> _Exercise aim_
Repeat the data that follows, word for word, without the images.

(begin)

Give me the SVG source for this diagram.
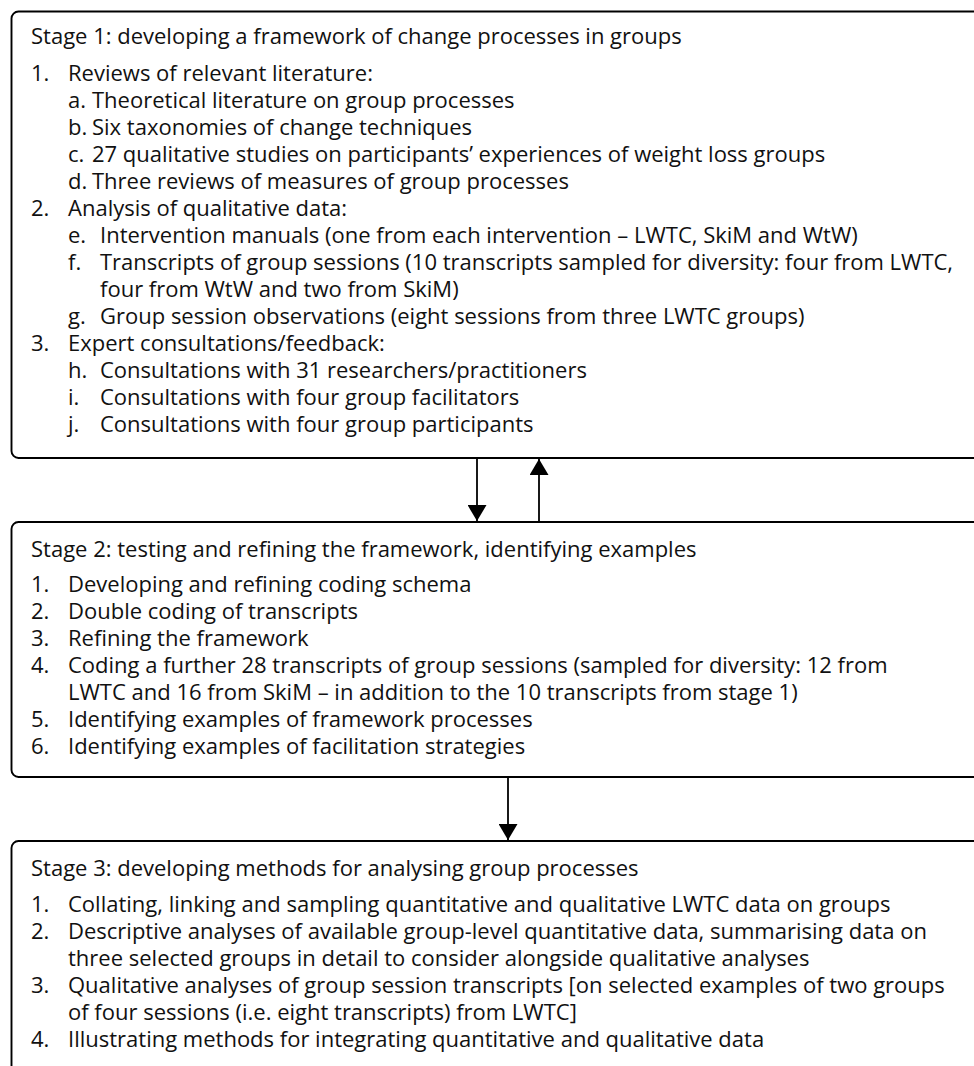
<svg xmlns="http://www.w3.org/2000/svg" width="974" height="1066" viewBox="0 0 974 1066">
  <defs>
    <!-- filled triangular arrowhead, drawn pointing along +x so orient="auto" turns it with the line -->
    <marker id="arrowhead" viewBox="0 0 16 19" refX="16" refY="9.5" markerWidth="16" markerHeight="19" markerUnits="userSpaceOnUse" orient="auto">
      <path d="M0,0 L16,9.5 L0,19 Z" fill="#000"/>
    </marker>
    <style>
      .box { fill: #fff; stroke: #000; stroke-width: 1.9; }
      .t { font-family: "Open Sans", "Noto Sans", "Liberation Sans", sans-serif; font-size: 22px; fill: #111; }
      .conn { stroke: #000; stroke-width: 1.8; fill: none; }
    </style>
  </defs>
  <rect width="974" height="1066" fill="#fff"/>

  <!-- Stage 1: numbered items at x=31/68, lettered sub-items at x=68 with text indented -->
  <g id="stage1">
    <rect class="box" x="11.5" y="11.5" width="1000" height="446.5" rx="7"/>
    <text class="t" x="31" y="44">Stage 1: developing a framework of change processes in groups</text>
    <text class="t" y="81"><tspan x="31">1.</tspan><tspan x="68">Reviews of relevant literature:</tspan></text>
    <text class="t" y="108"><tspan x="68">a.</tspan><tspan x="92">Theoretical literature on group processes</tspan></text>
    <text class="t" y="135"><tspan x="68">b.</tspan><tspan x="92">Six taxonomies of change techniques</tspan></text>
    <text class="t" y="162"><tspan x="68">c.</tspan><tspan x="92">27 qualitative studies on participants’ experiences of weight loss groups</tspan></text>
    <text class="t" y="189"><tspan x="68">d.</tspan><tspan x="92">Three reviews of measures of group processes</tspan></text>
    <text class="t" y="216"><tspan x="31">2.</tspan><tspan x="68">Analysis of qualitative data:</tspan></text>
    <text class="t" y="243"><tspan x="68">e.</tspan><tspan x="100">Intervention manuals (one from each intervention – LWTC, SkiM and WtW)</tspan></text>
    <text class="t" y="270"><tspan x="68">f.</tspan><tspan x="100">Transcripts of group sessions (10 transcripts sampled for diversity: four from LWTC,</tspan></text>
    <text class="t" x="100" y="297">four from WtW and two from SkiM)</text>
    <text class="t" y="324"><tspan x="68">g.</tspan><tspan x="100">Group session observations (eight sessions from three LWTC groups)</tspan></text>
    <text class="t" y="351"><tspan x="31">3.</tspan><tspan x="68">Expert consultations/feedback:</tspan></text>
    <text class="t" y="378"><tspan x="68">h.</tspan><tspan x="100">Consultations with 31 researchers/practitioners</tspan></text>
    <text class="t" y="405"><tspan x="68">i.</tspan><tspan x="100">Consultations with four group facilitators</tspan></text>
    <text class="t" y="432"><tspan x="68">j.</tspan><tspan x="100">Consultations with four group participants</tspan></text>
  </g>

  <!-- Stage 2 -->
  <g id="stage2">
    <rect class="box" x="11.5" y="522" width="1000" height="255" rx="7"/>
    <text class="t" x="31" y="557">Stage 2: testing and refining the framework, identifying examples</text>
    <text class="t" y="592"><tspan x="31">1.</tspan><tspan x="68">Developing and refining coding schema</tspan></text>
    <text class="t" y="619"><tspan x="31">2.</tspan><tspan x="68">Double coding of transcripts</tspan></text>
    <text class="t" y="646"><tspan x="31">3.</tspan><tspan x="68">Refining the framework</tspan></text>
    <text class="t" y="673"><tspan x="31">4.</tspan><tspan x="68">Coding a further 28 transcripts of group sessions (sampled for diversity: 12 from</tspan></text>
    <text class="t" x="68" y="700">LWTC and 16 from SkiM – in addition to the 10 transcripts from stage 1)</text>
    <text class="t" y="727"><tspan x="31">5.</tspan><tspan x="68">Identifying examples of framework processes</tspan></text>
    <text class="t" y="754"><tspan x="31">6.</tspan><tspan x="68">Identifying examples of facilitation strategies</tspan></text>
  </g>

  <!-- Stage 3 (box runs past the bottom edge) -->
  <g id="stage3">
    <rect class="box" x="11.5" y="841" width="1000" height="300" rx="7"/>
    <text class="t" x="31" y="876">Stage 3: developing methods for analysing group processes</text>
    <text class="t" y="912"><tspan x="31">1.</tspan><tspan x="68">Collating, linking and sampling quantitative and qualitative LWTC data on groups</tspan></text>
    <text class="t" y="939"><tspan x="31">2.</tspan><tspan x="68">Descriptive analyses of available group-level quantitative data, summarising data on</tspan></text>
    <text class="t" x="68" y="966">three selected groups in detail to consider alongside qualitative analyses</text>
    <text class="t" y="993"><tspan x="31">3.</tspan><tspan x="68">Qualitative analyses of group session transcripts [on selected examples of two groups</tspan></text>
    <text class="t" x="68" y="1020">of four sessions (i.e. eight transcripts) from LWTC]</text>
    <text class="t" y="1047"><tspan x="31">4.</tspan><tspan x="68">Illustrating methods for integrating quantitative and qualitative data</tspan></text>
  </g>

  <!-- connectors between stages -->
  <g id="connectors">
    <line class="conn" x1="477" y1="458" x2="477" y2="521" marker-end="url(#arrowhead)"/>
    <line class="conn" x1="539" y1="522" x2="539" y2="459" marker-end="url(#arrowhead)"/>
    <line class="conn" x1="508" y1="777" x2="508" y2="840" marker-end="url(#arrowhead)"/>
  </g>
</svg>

(end)

> _Final answer_
Give me the SVG source for this diagram.
<svg xmlns="http://www.w3.org/2000/svg" width="974" height="1066" viewBox="0 0 974 1066">
  <defs>
    <!-- filled triangular arrowhead, drawn pointing along +x so orient="auto" turns it with the line -->
    <marker id="arrowhead" viewBox="0 0 16 19" refX="16" refY="9.5" markerWidth="16" markerHeight="19" markerUnits="userSpaceOnUse" orient="auto">
      <path d="M0,0 L16,9.5 L0,19 Z" fill="#000"/>
    </marker>
    <style>
      .box { fill: #fff; stroke: #000; stroke-width: 1.9; }
      .t { font-family: "Open Sans", "Noto Sans", "Liberation Sans", sans-serif; font-size: 22px; fill: #111; }
      .conn { stroke: #000; stroke-width: 1.8; fill: none; }
    </style>
  </defs>
  <rect width="974" height="1066" fill="#fff"/>

  <!-- Stage 1: numbered items at x=31/68, lettered sub-items at x=68 with text indented -->
  <g id="stage1">
    <rect class="box" x="11.5" y="11.5" width="1000" height="446.5" rx="7"/>
    <text class="t" x="31" y="44">Stage 1: developing a framework of change processes in groups</text>
    <text class="t" y="81"><tspan x="31">1.</tspan><tspan x="68">Reviews of relevant literature:</tspan></text>
    <text class="t" y="108"><tspan x="68">a.</tspan><tspan x="92">Theoretical literature on group processes</tspan></text>
    <text class="t" y="135"><tspan x="68">b.</tspan><tspan x="92">Six taxonomies of change techniques</tspan></text>
    <text class="t" y="162"><tspan x="68">c.</tspan><tspan x="92">27 qualitative studies on participants’ experiences of weight loss groups</tspan></text>
    <text class="t" y="189"><tspan x="68">d.</tspan><tspan x="92">Three reviews of measures of group processes</tspan></text>
    <text class="t" y="216"><tspan x="31">2.</tspan><tspan x="68">Analysis of qualitative data:</tspan></text>
    <text class="t" y="243"><tspan x="68">e.</tspan><tspan x="100">Intervention manuals (one from each intervention – LWTC, SkiM and WtW)</tspan></text>
    <text class="t" y="270"><tspan x="68">f.</tspan><tspan x="100">Transcripts of group sessions (10 transcripts sampled for diversity: four from LWTC,</tspan></text>
    <text class="t" x="100" y="297">four from WtW and two from SkiM)</text>
    <text class="t" y="324"><tspan x="68">g.</tspan><tspan x="100">Group session observations (eight sessions from three LWTC groups)</tspan></text>
    <text class="t" y="351"><tspan x="31">3.</tspan><tspan x="68">Expert consultations/feedback:</tspan></text>
    <text class="t" y="378"><tspan x="68">h.</tspan><tspan x="100">Consultations with 31 researchers/practitioners</tspan></text>
    <text class="t" y="405"><tspan x="68">i.</tspan><tspan x="100">Consultations with four group facilitators</tspan></text>
    <text class="t" y="432"><tspan x="68">j.</tspan><tspan x="100">Consultations with four group participants</tspan></text>
  </g>

  <!-- Stage 2 -->
  <g id="stage2">
    <rect class="box" x="11.5" y="522" width="1000" height="255" rx="7"/>
    <text class="t" x="31" y="557">Stage 2: testing and refining the framework, identifying examples</text>
    <text class="t" y="592"><tspan x="31">1.</tspan><tspan x="68">Developing and refining coding schema</tspan></text>
    <text class="t" y="619"><tspan x="31">2.</tspan><tspan x="68">Double coding of transcripts</tspan></text>
    <text class="t" y="646"><tspan x="31">3.</tspan><tspan x="68">Refining the framework</tspan></text>
    <text class="t" y="673"><tspan x="31">4.</tspan><tspan x="68">Coding a further 28 transcripts of group sessions (sampled for diversity: 12 from</tspan></text>
    <text class="t" x="68" y="700">LWTC and 16 from SkiM – in addition to the 10 transcripts from stage 1)</text>
    <text class="t" y="727"><tspan x="31">5.</tspan><tspan x="68">Identifying examples of framework processes</tspan></text>
    <text class="t" y="754"><tspan x="31">6.</tspan><tspan x="68">Identifying examples of facilitation strategies</tspan></text>
  </g>

  <!-- Stage 3 (box runs past the bottom edge) -->
  <g id="stage3">
    <rect class="box" x="11.5" y="841" width="1000" height="300" rx="7"/>
    <text class="t" x="31" y="876">Stage 3: developing methods for analysing group processes</text>
    <text class="t" y="912"><tspan x="31">1.</tspan><tspan x="68">Collating, linking and sampling quantitative and qualitative LWTC data on groups</tspan></text>
    <text class="t" y="939"><tspan x="31">2.</tspan><tspan x="68">Descriptive analyses of available group-level quantitative data, summarising data on</tspan></text>
    <text class="t" x="68" y="966">three selected groups in detail to consider alongside qualitative analyses</text>
    <text class="t" y="993"><tspan x="31">3.</tspan><tspan x="68">Qualitative analyses of group session transcripts [on selected examples of two groups</tspan></text>
    <text class="t" x="68" y="1020">of four sessions (i.e. eight transcripts) from LWTC]</text>
    <text class="t" y="1047"><tspan x="31">4.</tspan><tspan x="68">Illustrating methods for integrating quantitative and qualitative data</tspan></text>
  </g>

  <!-- connectors between stages -->
  <g id="connectors">
    <line class="conn" x1="477" y1="458" x2="477" y2="521" marker-end="url(#arrowhead)"/>
    <line class="conn" x1="539" y1="522" x2="539" y2="459" marker-end="url(#arrowhead)"/>
    <line class="conn" x1="508" y1="777" x2="508" y2="840" marker-end="url(#arrowhead)"/>
  </g>
</svg>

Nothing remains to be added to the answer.